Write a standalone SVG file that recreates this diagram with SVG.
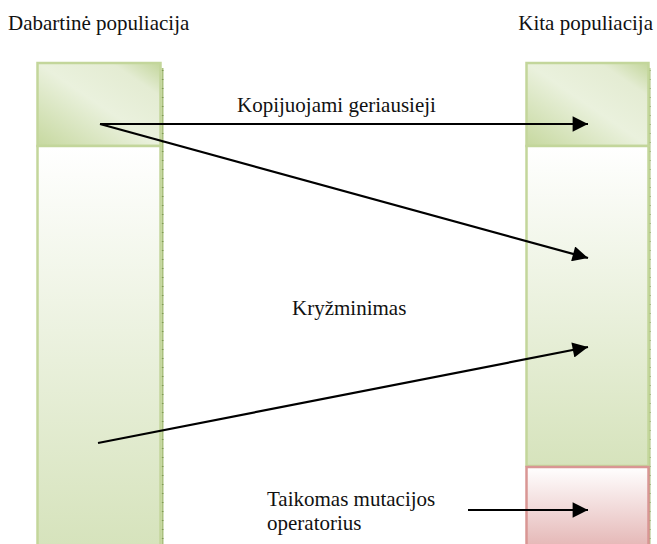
<svg xmlns="http://www.w3.org/2000/svg" width="657" height="544" viewBox="0 0 657 544">
  <style>
    .lbl { font-size: 21px; fill: #111; }
    .gbox { stroke: #c3d69b; stroke-width: 2.5; }
    .pbox { stroke: #d99694; stroke-width: 2.5; }
    .shadow { stroke: #a9c07e; stroke-width: 2; }
    .ticks { stroke: #7f9a55; stroke-width: 2; stroke-dasharray: 1 8; }
    .conn { stroke: #000; stroke-width: 2.2; fill: none; marker-end: url(#head); }
  </style>
  <defs>
    <linearGradient id="topFill" x1="0" y1="1" x2="1" y2="0">
      <stop offset="0" stop-color="#c6d89f"/>
      <stop offset="0.5" stop-color="#eaf1dd"/>
      <stop offset="0.8" stop-color="#e4ecd3"/>
      <stop offset="1" stop-color="#c3d69b"/>
    </linearGradient>
    <linearGradient id="bodyFill" x1="0" y1="0" x2="0" y2="1">
      <stop offset="0" stop-color="#ffffff"/>
      <stop offset="1" stop-color="#d6e3bc"/>
    </linearGradient>
    <linearGradient id="mutFill" x1="0" y1="0" x2="0" y2="1">
      <stop offset="0" stop-color="#ffffff"/>
      <stop offset="1" stop-color="#e5b8b7"/>
    </linearGradient>
    <marker id="head" viewBox="0 0 10 10" refX="10" refY="5" markerWidth="8" markerHeight="7" markerUnits="strokeWidth" orient="auto">
      <path d="M0,0 L10,5 L0,10 z" fill="#000"/>
    </marker>
  </defs>

  <!-- headings -->
  <text class="lbl" font-family="'Liberation Serif', 'Times New Roman', serif" x="8" y="30">Dabartinė populiacija</text>
  <text class="lbl" font-family="'Liberation Serif', 'Times New Roman', serif" x="653" y="30" text-anchor="end">Kita populiacija</text>

  <!-- current population column -->
  <g id="current-population">
    <line class="shadow" x1="162.5" y1="68" x2="162.5" y2="544"/>
    <line class="ticks" x1="162.5" y1="70" x2="162.5" y2="544"/>
    <rect id="current-best" class="gbox" x="37.5" y="63" width="123" height="83" fill="url(#topFill)"/>
    <rect id="current-rest" class="gbox" x="37.5" y="146" width="123" height="400" fill="url(#bodyFill)"/>
  </g>

  <!-- next population column -->
  <g id="next-population">
    <line class="shadow" x1="649.5" y1="68" x2="649.5" y2="544"/>
    <line class="ticks" x1="649.5" y1="70" x2="649.5" y2="544"/>
    <rect id="next-best" class="gbox" x="526.5" y="63" width="122" height="83" fill="url(#topFill)"/>
    <rect id="next-crossover" class="gbox" x="526.5" y="146" width="122" height="320" fill="url(#bodyFill)"/>
    <rect id="next-mutation" class="pbox" x="526.5" y="467" width="122" height="79" fill="url(#mutFill)"/>
  </g>

  <!-- labels -->
  <g id="label-copy"><text class="lbl" font-family="'Liberation Serif', 'Times New Roman', serif" x="237" y="112">Kopijuojami geriausieji</text></g>
  <g id="label-crossover"><text class="lbl" font-family="'Liberation Serif', 'Times New Roman', serif" x="292" y="315">Kryžminimas</text></g>
  <g id="label-mutation">
    <text class="lbl" font-family="'Liberation Serif', 'Times New Roman', serif" x="267" y="506">Taikomas mutacijos</text>
    <text class="lbl" font-family="'Liberation Serif', 'Times New Roman', serif" x="267" y="530">operatorius</text>
  </g>

  <!-- connectors -->
  <g id="connectors">
    <line class="conn" x1="100" y1="124" x2="588" y2="124"/>
    <line class="conn" x1="100" y1="124" x2="588" y2="258"/>
    <line class="conn" x1="98" y1="443" x2="588" y2="347"/>
    <line class="conn" x1="468" y1="510" x2="588" y2="510"/>
  </g>
</svg>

__What the exercise asks__:
Give the data again exactly as written, with all pictures left out.

__Correct answer__:
Write a standalone SVG file that recreates this diagram with SVG.
<svg xmlns="http://www.w3.org/2000/svg" width="657" height="544" viewBox="0 0 657 544">
  <style>
    .lbl { font-size: 21px; fill: #111; }
    .gbox { stroke: #c3d69b; stroke-width: 2.5; }
    .pbox { stroke: #d99694; stroke-width: 2.5; }
    .shadow { stroke: #a9c07e; stroke-width: 2; }
    .ticks { stroke: #7f9a55; stroke-width: 2; stroke-dasharray: 1 8; }
    .conn { stroke: #000; stroke-width: 2.2; fill: none; marker-end: url(#head); }
  </style>
  <defs>
    <linearGradient id="topFill" x1="0" y1="1" x2="1" y2="0">
      <stop offset="0" stop-color="#c6d89f"/>
      <stop offset="0.5" stop-color="#eaf1dd"/>
      <stop offset="0.8" stop-color="#e4ecd3"/>
      <stop offset="1" stop-color="#c3d69b"/>
    </linearGradient>
    <linearGradient id="bodyFill" x1="0" y1="0" x2="0" y2="1">
      <stop offset="0" stop-color="#ffffff"/>
      <stop offset="1" stop-color="#d6e3bc"/>
    </linearGradient>
    <linearGradient id="mutFill" x1="0" y1="0" x2="0" y2="1">
      <stop offset="0" stop-color="#ffffff"/>
      <stop offset="1" stop-color="#e5b8b7"/>
    </linearGradient>
    <marker id="head" viewBox="0 0 10 10" refX="10" refY="5" markerWidth="8" markerHeight="7" markerUnits="strokeWidth" orient="auto">
      <path d="M0,0 L10,5 L0,10 z" fill="#000"/>
    </marker>
  </defs>

  <!-- headings -->
  <text class="lbl" font-family="'Liberation Serif', 'Times New Roman', serif" x="8" y="30">Dabartinė populiacija</text>
  <text class="lbl" font-family="'Liberation Serif', 'Times New Roman', serif" x="653" y="30" text-anchor="end">Kita populiacija</text>

  <!-- current population column -->
  <g id="current-population">
    <line class="shadow" x1="162.5" y1="68" x2="162.5" y2="544"/>
    <line class="ticks" x1="162.5" y1="70" x2="162.5" y2="544"/>
    <rect id="current-best" class="gbox" x="37.5" y="63" width="123" height="83" fill="url(#topFill)"/>
    <rect id="current-rest" class="gbox" x="37.5" y="146" width="123" height="400" fill="url(#bodyFill)"/>
  </g>

  <!-- next population column -->
  <g id="next-population">
    <line class="shadow" x1="649.5" y1="68" x2="649.5" y2="544"/>
    <line class="ticks" x1="649.5" y1="70" x2="649.5" y2="544"/>
    <rect id="next-best" class="gbox" x="526.5" y="63" width="122" height="83" fill="url(#topFill)"/>
    <rect id="next-crossover" class="gbox" x="526.5" y="146" width="122" height="320" fill="url(#bodyFill)"/>
    <rect id="next-mutation" class="pbox" x="526.5" y="467" width="122" height="79" fill="url(#mutFill)"/>
  </g>

  <!-- labels -->
  <g id="label-copy"><text class="lbl" font-family="'Liberation Serif', 'Times New Roman', serif" x="237" y="112">Kopijuojami geriausieji</text></g>
  <g id="label-crossover"><text class="lbl" font-family="'Liberation Serif', 'Times New Roman', serif" x="292" y="315">Kryžminimas</text></g>
  <g id="label-mutation">
    <text class="lbl" font-family="'Liberation Serif', 'Times New Roman', serif" x="267" y="506">Taikomas mutacijos</text>
    <text class="lbl" font-family="'Liberation Serif', 'Times New Roman', serif" x="267" y="530">operatorius</text>
  </g>

  <!-- connectors -->
  <g id="connectors">
    <line class="conn" x1="100" y1="124" x2="588" y2="124"/>
    <line class="conn" x1="100" y1="124" x2="588" y2="258"/>
    <line class="conn" x1="98" y1="443" x2="588" y2="347"/>
    <line class="conn" x1="468" y1="510" x2="588" y2="510"/>
  </g>
</svg>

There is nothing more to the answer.